# Solve for x, y

1. Feb 26, 2007

### murshid_islam

is there any way to solve the following set of equations algebraically

$$(x+1)^y = a$$

$$x^y = b$$

2. Feb 26, 2007

### eaboujaoudeh

yes there is...now you try it, and tell us how far you get

3. Feb 26, 2007

### whatta

cough. how many more you have there?

4. Feb 26, 2007

### eaboujaoudeh

i take back what i said...what on earth is that equation :)

5. Feb 27, 2007

### whatta

Hmmm... it appears that if there is such y that $$b^(1/y) = a^(1/y) - 1$$, any x will satisfy these equations?

6. Feb 27, 2007

### murshid_islam

maybe you mean if there is such y that $$b^{\frac{1}{y}} = a^{\frac{1}{y}} - 1$$, any x will satisfy these equations?
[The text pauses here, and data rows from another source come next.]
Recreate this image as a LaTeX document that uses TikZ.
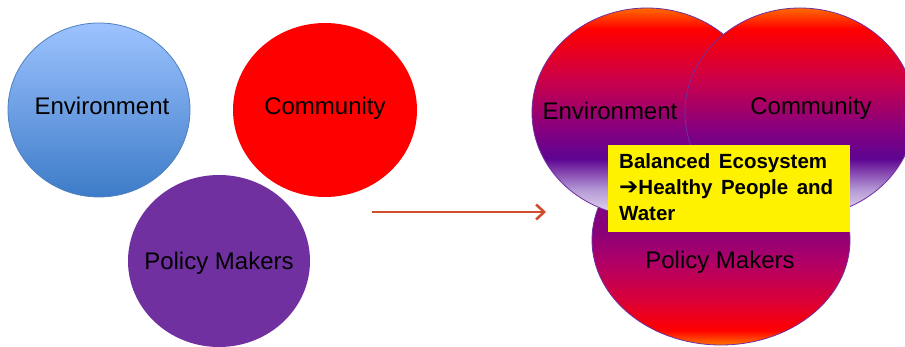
\documentclass[tikz,border=0pt]{standalone}
\usepackage{fontspec}
\setmainfont{Liberation Sans}
\newfontfamily\arrowfont{DejaVu Sans}
\usetikzlibrary{shapes.geometric,arrows.meta}
\definecolor{blueT}{HTML}{9DC3FF}
\definecolor{blueB}{HTML}{3D7BC8}
\definecolor{blueEdge}{HTML}{4F81BD}
\definecolor{polP}{HTML}{7030A0}
\definecolor{lav}{HTML}{EAE0F2}
\definecolor{lavB}{HTML}{B59AD6}
\definecolor{indig}{HTML}{5E0491}
\definecolor{purp}{HTML}{860080}
\definecolor{crim}{HTML}{CC0048}
\definecolor{redR}{HTML}{FF0000}
\definecolor{orng}{HTML}{FF6A00}
\definecolor{orngB}{HTML}{FF7400}
\definecolor{crimB}{HTML}{D8003A}
\definecolor{magB}{HTML}{B00068}
\definecolor{purB}{HTML}{8A0078}
\definecolor{purTop}{HTML}{6A0090}
\definecolor{arrowC}{HTML}{D04E2C}
\pgfdeclareverticalshading{bluegrad}{100bp}{color(0bp)=(blueB); color(25bp)=(blueB); color(75bp)=(blueT); color(100bp)=(blueT)}
\pgfdeclareverticalshading{topgrad}{100bp}{color(0bp)=(lav); color(25bp)=(lav); color(31.5bp)=(lavB); color(39bp)=(indig); color(46bp)=(purp); color(58bp)=(crim); color(70bp)=(redR); color(75bp)=(orng); color(100bp)=(orng)}
\pgfdeclareverticalshading{botgrad}{100bp}{color(0bp)=(orngB); color(25bp)=(orngB); color(28.5bp)=(redR); color(36bp)=(crimB); color(45bp)=(magB); color(52bp)=(purB); color(75bp)=(purTop); color(100bp)=(purTop)}
\tikzset{
  blob/.style={ellipse, inner sep=0pt, outer sep=0pt},
  lbl/.style={anchor=base, inner sep=0pt, text=black, font=\fontsize{24}{28}\selectfont},
  btxt/.style={anchor=base west, inner sep=0pt, text=black, font=\fontsize{20.5}{24}\selectfont\bfseries},
  arrowline/.style={draw=arrowC, line width=2.6pt, -{Straight Barb[length=8pt,width=15pt,line width=2.6pt]}},
}
\begin{document}
\begin{tikzpicture}[x=1pt,y=-1pt]
\useasboundingbox (0,0) rectangle (905,347);
% left group
\node[blob, draw=blueEdge, line width=0.8pt, shading=bluegrad, minimum width=182pt, minimum height=174pt] (envL) at (99,110) {};
\node[blob, fill=redR, minimum width=184pt, minimum height=174pt] (comL) at (325,110) {};
\node[blob, fill=polP, minimum width=182pt, minimum height=172pt] (polL) at (219,261) {};
\node[lbl] (envLt) at (102,115) {Environment};
\node[lbl] (comLt) at (325,115) {Community};
\node[lbl] (polLt) at (219,270) {Policy Makers};
% arrow
\coordinate (a1) at (372,212);
\coordinate (a2) at (546,212);
\draw[arrowline] (a1) -- (a2);
% right group
\node[blob, draw=polP, line width=0.8pt, shading=botgrad, minimum width=258pt, minimum height=210pt] (polR) at (721,240) {};
\node[blob, draw=polP, line width=0.8pt, shading=topgrad, minimum width=230pt, minimum height=209pt] (envR) at (647,112.5) {};
\node[blob, draw=polP, line width=0.8pt, shading=topgrad, minimum width=230pt, minimum height=209pt] (comR) at (800,112.5) {};
\node[lbl] (envRt) at (610,120) {Environment};
\node[lbl] (comRt) at (811,115) {Community};
\node[lbl] (polRt) at (720,269) {Policy Makers};
% yellow box
\node[fill=yellow, inner sep=0pt, minimum width=242pt, minimum height=87pt, anchor=north west] (box) at (608,145) {};
\node[btxt] (b1) at (619,169) {\makebox[208pt][s]{Balanced Ecosystem}};
\node[btxt] (b2) at (619,195) {\makebox[214pt][s]{{\arrowfont\bfseries\fontsize{23}{24}\selectfont ➔}Healthy People and}};
\node[btxt] (b3) at (619,221) {Water};
\end{tikzpicture}
\end{document}
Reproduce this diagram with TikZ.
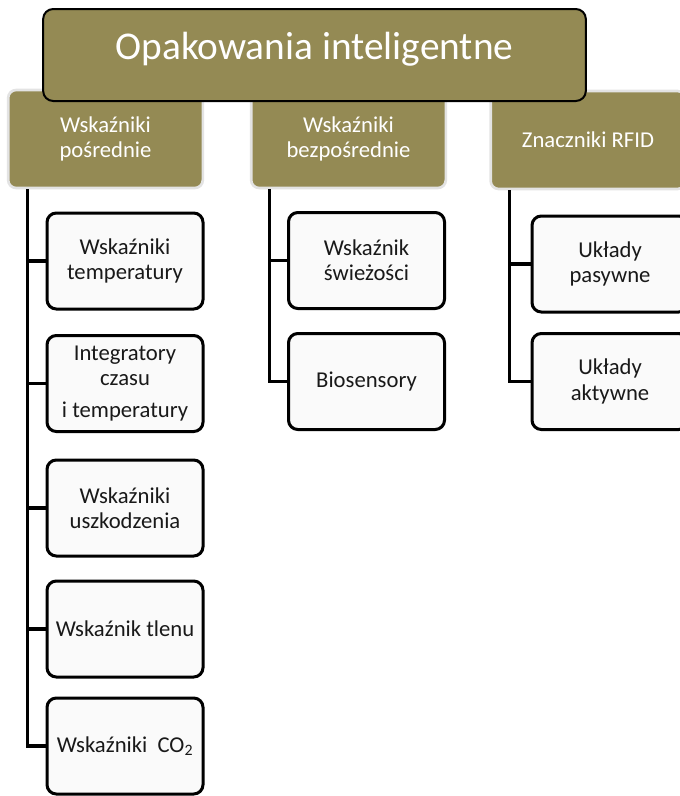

then it also appears that if there is such x that $$\frac{\ln a}{\ln (x+1)} = \frac{\ln b}{\ln x}$$, any y will satisfy these equations.

lol. i have no more. i got the equation in the thread you mention from
(x+1)y = 216
xy = 125

Last edited: Feb 27, 2007
7. Feb 27, 2007

### whatta

hmm. no it's me who takes back what I said. "any" x will not do.